Ta wyjątkowość jest związana z tym, że za naszą wschodnią granicą trwa wojna. Ukraińcy walczą o swoją własną wolność, tą wolność rozumianą w wymiarze indywidualnym i zbiorowym, o demokrację, o samostanowienie. Dokładnie tak samo było 41 lat temu, tutaj w Polsce myśmy walczyli również o wolność, o samostanowienie, o niepodległość, o demokrację.
"Choć nie mieliśmy karabinów w ręku, ale do nas strzelano, chociaż nie popełniliśmy żadnego przestępstwa, zamykano nas w więzieniach, internowano" - mówił Jarosław Lange.
Przypomniał, że w grudniu 1981 roku na ulice polskich miast wyjechało ponad 1750 czołgów i ponad 1900 wozów bojowych. Przeciwko Solidarności władza skierowała ponad 70 tys. żołnierzy, 30 tys. milicjantów.
Stan wojenny w Polsce przyniósł prawie 100 ofiar i 10 tys. internowanych. Trudna do oszacowania jest liczba represjonowanych za poglądy czy działalność opozycyjną, np. wyrzucanych z pracy.
---
W Poznaniu o 14:00 delegacje złożyły kwiaty przed pomnikiem błogosławionego ks. Jerzego Popiełuszki na terenie parafii Matki Boskiej Boskiej Bolesnej. Ksiądz Jerzy Popiełuszko był kapelanem Solidarności, został zamordowany w październiku 1984 roku.

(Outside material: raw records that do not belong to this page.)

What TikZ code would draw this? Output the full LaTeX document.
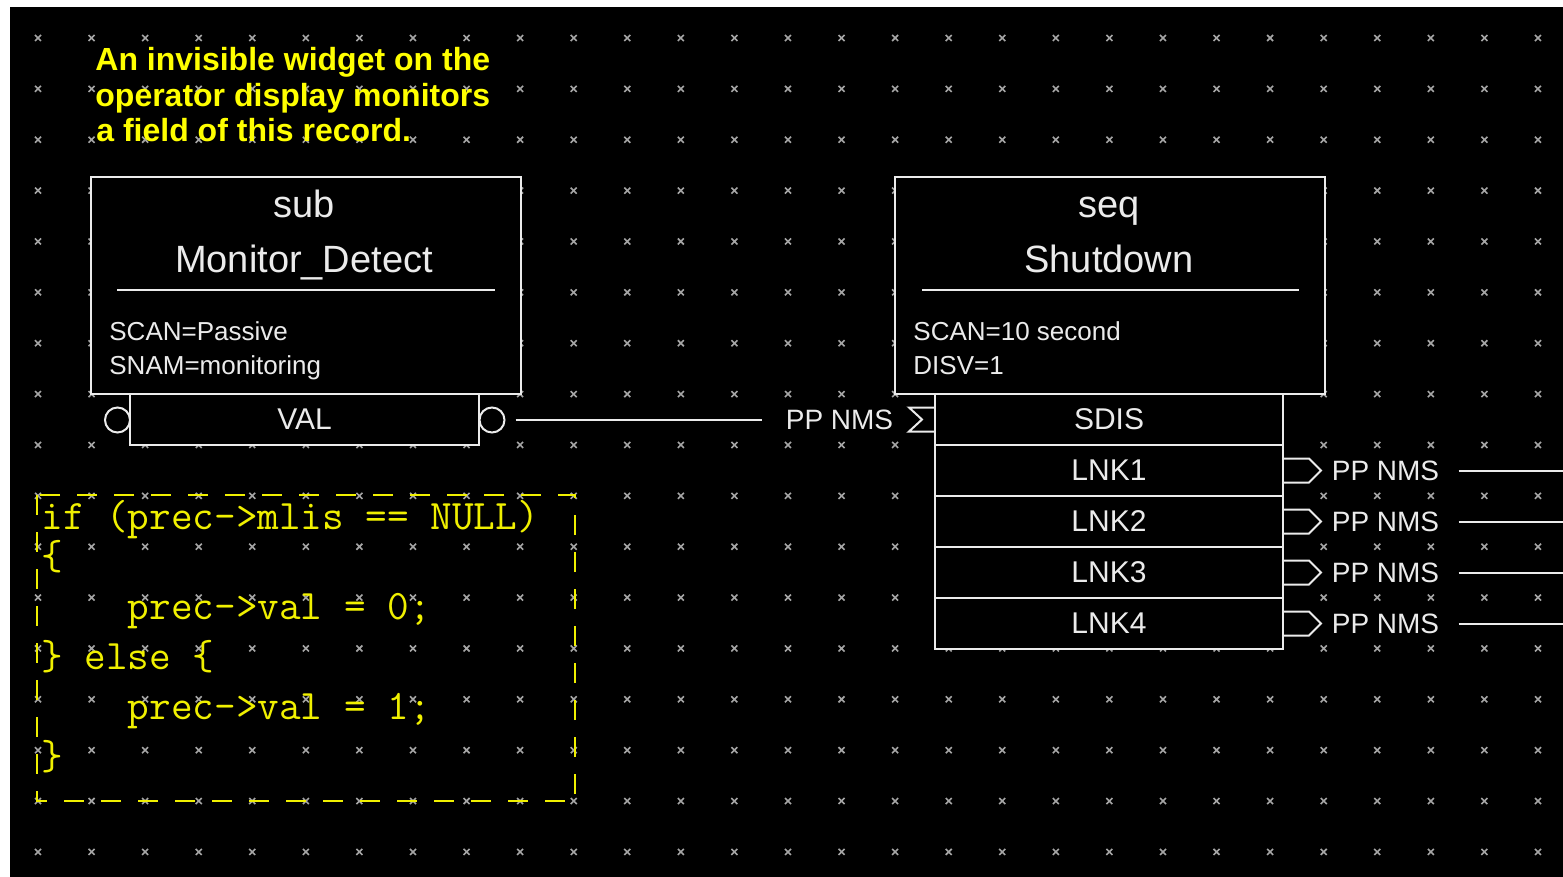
\documentclass[tikz,border=0pt]{standalone}
\usepackage{fontspec}
\setmainfont{Liberation Sans}
\definecolor{wirecol}{RGB}{235,235,235}
\definecolor{notecol}{RGB}{255,255,0}
\definecolor{codecol}{RGB}{240,240,0}
\definecolor{gridgray}{RGB}{165,165,165}
\tikzset{
	gridmark/.style={gridgray, line width=0.8pt},
	recbox/.style={draw=wirecol, fill=black, line width=1pt, minimum width=215pt, minimum height=108.5pt},
	fieldbox/.style={draw=wirecol, fill=black, line width=1pt, minimum width=174.5pt, minimum height=25.5pt, inner sep=0pt, text=wirecol, font=\fontsize{15}{15}\selectfont},
	rectitle/.style={text=wirecol, inner sep=0pt, anchor=base, font=\fontsize{19}{19}\selectfont},
	recfield/.style={text=wirecol, inner sep=0pt, anchor=base west, font=\fontsize{13}{13}\selectfont},
	linklabel/.style={text=wirecol, inner sep=0pt, font=\fontsize{14}{14}\selectfont},
	pinring/.style={circle, draw=wirecol, line width=1pt, minimum size=12.5pt, inner sep=0pt},
	wireline/.style={wirecol, line width=1pt},
	notetext/.style={text=notecol, inner sep=0pt, anchor=base west, font=\fontsize{16}{16}\bfseries\selectfont},
	codetext/.style={text=codecol, inner sep=0pt, anchor=base west, font=\fontsize{21}{21}\ttfamily},
}
\begin{document}
\begin{tikzpicture}[x=0.5pt, y=-0.5pt]
	\useasboundingbox (0,0) rectangle (1563,877);
	\fill[white] (0,0) rectangle (1563,877);
	\fill[black] (10,7) rectangle (1563,877);
	
	% grid of the editor
	\foreach \i in {0,...,28}
	\foreach \j in {0,...,16}
	\draw[gridmark] ({38+53.57*\i-3},{38+50.87*\j-3}) -- ++(6,6) ++(-6,0) -- ++(6,-6);
	
	\node[notetext] (note1) at (95,71) {An invisible widget on the};
	\node[notetext] (note2) at (95,107) {operator display monitors};
	\node[notetext] (note3) at (96,142) {a field of this record.};
	
	% sub record
	\node[recbox] (subrec) at (306,285.5) {};
	\node[rectitle] (subtype) at (304,218) {sub};
	\node[rectitle] (subname) at (304,272) {Monitor\_Detect};
	\draw[wireline] (117,290) -- (495,290);
	\node[recfield] (subscan) at (109,340) {SCAN=Passive};
	\node[recfield] (subsnam) at (109,374) {SNAM=monitoring};
	\node[pinring] (vin) at (117.5,420) {};
	\node[pinring] (vout) at (492,420) {};
	\node[fieldbox] (subval) at (304.5,419.5) {VAL};
	
	% seq record
	\node[recbox] (seqrec) at (1110,285.5) {};
	\node[rectitle] (seqtype) at (1109,218) {seq};
	\node[rectitle] (seqname) at (1109,272) {Shutdown};
	\draw[wireline] (922,290) -- (1299,290);
	\node[recfield] (seqscan) at (913,340) {SCAN=10 second};
	\node[recfield] (seqdisv) at (913,374) {DISV=1};
	\node[fieldbox, minimum width=174pt] (seqsdis) at (1109,419.5) {SDIS};
	\foreach \r/\y in {1/470.5,2/521.5,3/572.5,4/623.5}{
		\node[fieldbox, minimum width=174pt] (seqlnk\r) at (1109,\y) {LNK\r};
		\draw[wireline] ([yshift=6pt]seqlnk\r.east) -- ++(25,0) -- ++(12,12) -- ++(-12,12) -- ++(-25,0);
		\node[linklabel] (ppout\r) at (1385.5,\y) {PP NMS};
		\coordinate (lnkend\r) at (1563,\y);
		\draw[wireline] ([xshift=9.5pt]ppout\r.east) -- (lnkend\r);
	}
	
	% link VAL -> SDIS
	\draw[wireline] ([yshift=6pt]seqsdis.west) -- ++(-25,0) -- ++(13,12) -- ++(-13,12) -- ++(25,0);
	\node[linklabel] (ppin) at (839.5,420) {PP NMS};
	\draw[wireline] ([xshift=5pt]vout.east) -- ([xshift=-11.5pt]ppin.west);
	
	% subroutine code
	\draw[codecol, line width=1pt, dash pattern=on 10pt off 8.5pt] (37,495) rectangle (575,801);
	\node[codetext] (code1) at (41,529) {if (prec->mlis == NULL)};
	\node[codetext] (code2) at (41,569) {\{};
	\node[codetext] (code3) at (41,619) {\ \ \ \ prec->val = 0;};
	\node[codetext] (code4) at (41,669) {\} else \{};
	\node[codetext] (code5) at (41,719) {\ \ \ \ prec->val = 1;};
	\node[codetext] (code6) at (41,769) {\}};
\end{tikzpicture}
\end{document}
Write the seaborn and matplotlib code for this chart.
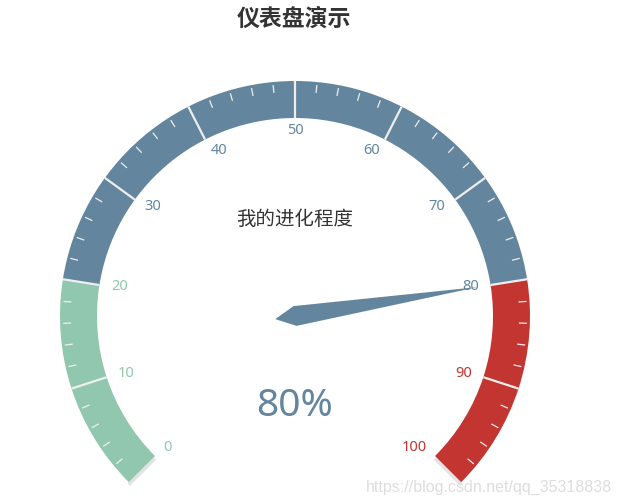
import numpy as np
import matplotlib.pyplot as plt
import seaborn as sns
from matplotlib.patches import Wedge, Polygon

# gauge data
title = "仪表盘演示"
series_name = "我的进化程度"
value = 80
v_min, v_max = 0, 100
band_stops = [0.2, 0.8, 1.0]
band_colors = ["#91c7ae", "#63869e", "#c23531"]
tick_labels = [str(v) for v in range(0, 101, 10)]

sns.set_theme(style="white")
plt.rcParams['font.family'] = ['Noto Sans CJK SC', 'DejaVu Sans']

W, H = 619, 504
fig = plt.figure(figsize=(W / 100, H / 100), dpi=100)
ax = fig.add_axes([0, 0, 1, 1])
ax.set_xlim(0, W)
ax.set_ylim(0, H)
ax.set_aspect("equal")
ax.axis("off")

cx, cy = 295, H - 316
R = 235
ring = 37
start_ang, end_ang = 225, -45


def ang(v):
    return start_ang - (v - v_min) / (v_max - v_min) * (start_ang - end_ang)


def band_color(v):
    frac = (v - v_min) / (v_max - v_min)
    for stop, c in zip(band_stops, band_colors):
        if frac <= stop + 1e-9:
            return c
    return band_colors[-1]


# faint shadow along the two end caps of the ring
for v in (v_min, v_max):
    a = np.deg2rad(ang(v))
    d = np.array([np.cos(a), np.sin(a)])
    p0 = np.array([cx, cy - 2.5]) + d * (R - ring)
    p1 = np.array([cx, cy - 2.5]) + d * R
    ax.plot([p0[0], p1[0]], [p0[1], p1[1]], color="#e3e3e3", lw=2.5,
            solid_capstyle="butt", zorder=1)

# coloured bands
prev = 0.0
for stop, c in zip(band_stops, band_colors):
    v0 = v_min + prev * (v_max - v_min)
    v1 = v_min + stop * (v_max - v_min)
    ax.add_patch(Wedge((cx, cy), R, ang(v1), ang(v0), width=ring,
                       facecolor=c, edgecolor="none", zorder=2))
    prev = stop

# split lines and minor ticks
for v in np.arange(v_min, v_max + 0.01, 2):
    a = np.deg2rad(ang(v))
    d = np.array([np.cos(a), np.sin(a)])
    if v % 10 == 0:
        if v in (v_min, v_max):
            continue
        p0 = (cx, cy) + d * (R - ring)
        p1 = (cx, cy) + d * R
        ax.plot([p0[0], p1[0]], [p0[1], p1[1]], color="#eeeeee", lw=1.6,
                solid_capstyle="butt", zorder=3)
    else:
        p0 = (cx, cy) + d * (R - 11)
        p1 = (cx, cy) + d * (R - 3)
        ax.plot([p0[0], p1[0]], [p0[1], p1[1]], color="#eeeeee", lw=0.9,
                solid_capstyle="butt", zorder=3)

# axis labels
r_lab = 186
for lab in tick_labels:
    v = float(lab)
    a = np.deg2rad(ang(v))
    c, s = np.cos(a), np.sin(a)
    ha = "left" if c < -0.4 else ("right" if c > 0.4 else "center")
    ax.text(cx + r_lab * c, cy + r_lab * s, lab, ha=ha, va="center",
            fontsize=10.5, color=band_color(v), family=['Noto Sans', 'DejaVu Sans'],
            zorder=4)

# pointer
a = np.deg2rad(ang(value))
d = np.array([np.cos(a), np.sin(a)])
n = np.array([-d[1], d[0]])
ctr = np.array([cx, cy])
L, half_w, tail = 185, 10, 20
pts = [ctr + d * L, ctr + n * half_w, ctr - d * tail, ctr - n * half_w]
ax.add_patch(Polygon(pts, closed=True, facecolor=band_color(value),
                     edgecolor="none", zorder=5))

# texts
ax.text(294, H - 19, title, ha="center", va="center", fontsize=16.5,
        fontweight="bold", color="#333333")
ax.text(cx, H - 219, series_name, ha="center", va="center", fontsize=14,
        color="#333333")
ax.text(cx, H - 406, f"{value}%", ha="center", va="center", fontsize=28,
        color="#63869e", family=['Noto Sans', 'DejaVu Sans'])
ax.text(W - 7, H - 487, "https://blog.csdn.net/qq_35318838", ha="right",
        va="center", fontsize=11.5, color="#dddddd",
        family=['Liberation Sans', 'DejaVu Sans'], zorder=6)

fig.savefig("out.png", dpi=100)
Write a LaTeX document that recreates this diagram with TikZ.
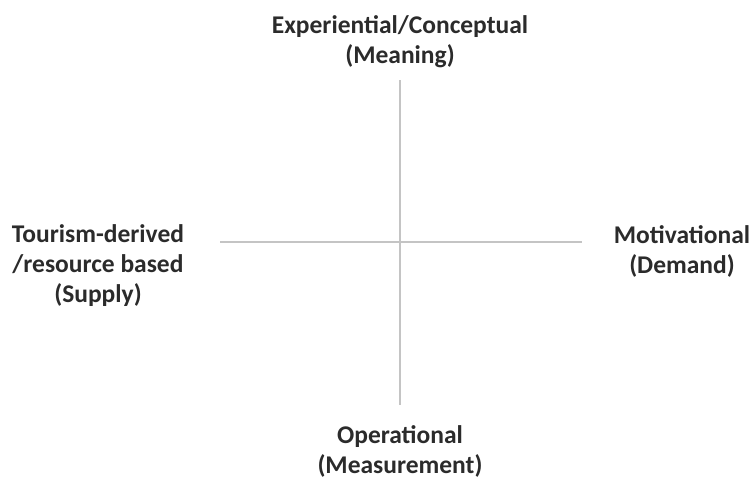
\documentclass[tikz,border=0pt]{standalone}
\usepackage{fontspec}
\setmainfont{Carlito}
\definecolor{txt}{HTML}{2B2B2B}
\definecolor{axis}{HTML}{C4C4C4}
\begin{document}
\begin{tikzpicture}[x=1pt,y=-1pt,
  lbl/.style={align=center,text=txt,font=\fontsize{25.5}{30}\selectfont\bfseries,inner sep=0pt},
  axisline/.style={draw=axis,line width=2pt}]
\useasboundingbox (0,0) rectangle (752,479);
\node[lbl] (top) at (400,42) {Experiential/Conceptual\\(Meaning)};
\node[lbl] (left) at (98,266) {Tourism-derived\\/resource based\\(Supply)};
\node[lbl] (right) at (682,251) {Motivational\\(Demand)};
\node[lbl] (bottom) at (400,451) {Operational\\(Measurement)};
\coordinate (vt) at (400,80);
\coordinate (vb) at (400,405);
\coordinate (hl) at (220,242);
\coordinate (hr) at (582,242);
\draw[axisline] (vt) -- (vb);
\draw[axisline] (hl) -- (hr);
\end{tikzpicture}
\end{document}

O 14:30 kwiaty zostały złożone na moście Teatralnym w Poznaniu, przy tablicy Wojciecha Cieślewicza, a następnie przy Głazie Piotra Majchrzaka (na Fredry) i przy tablicy ojca Honoriusza Kowalczyka (na terenie klasztoru Dominikanów). Wszystkie te trzy postaci są ofiarami stanu wojennego w Polsce. Piotr Majchrzak i Wojciech Cieślewicz zostali pobici przez oprawców władzy ludowej, zmarli w wyniku bardzo ciężki urazów. Natomiast dominikanin ojciec Honoriusz Kowalczyk miał wypadek samochodowy, którego okoliczności do dziś nie są jasne. Wiadomo, że był przez władzę obserwowany, wspierał młodych ludzi, uczestniczących w strajkach i rodziny internowanych w stanie wojennym.
"Warto oddawać hołd uczestnikom opozycji antykomunistycznej, w Polsce jest wiele miejsc, w których można to zrobić" - mówi historyk, ksiądz doktor Jarosław Wąsowicz.
Jest kopalnia "Wujek", jest kościół na Żoliborzu - sanktuarium Solidarności, gdzie spoczywają szczątki bł. ks. Jerzego Popiełuszki, męczennika. W Poznaniu to są Krzyże, bo Solidarność i to wszystko, co się wydarzyło w 1980 roku, to była kontynuacja Poznańskiego Czerwca - pierwszego powstania przeciwko komunistycznej władzy
- mówi ksiądz doktor Jarosław Wąsowicz.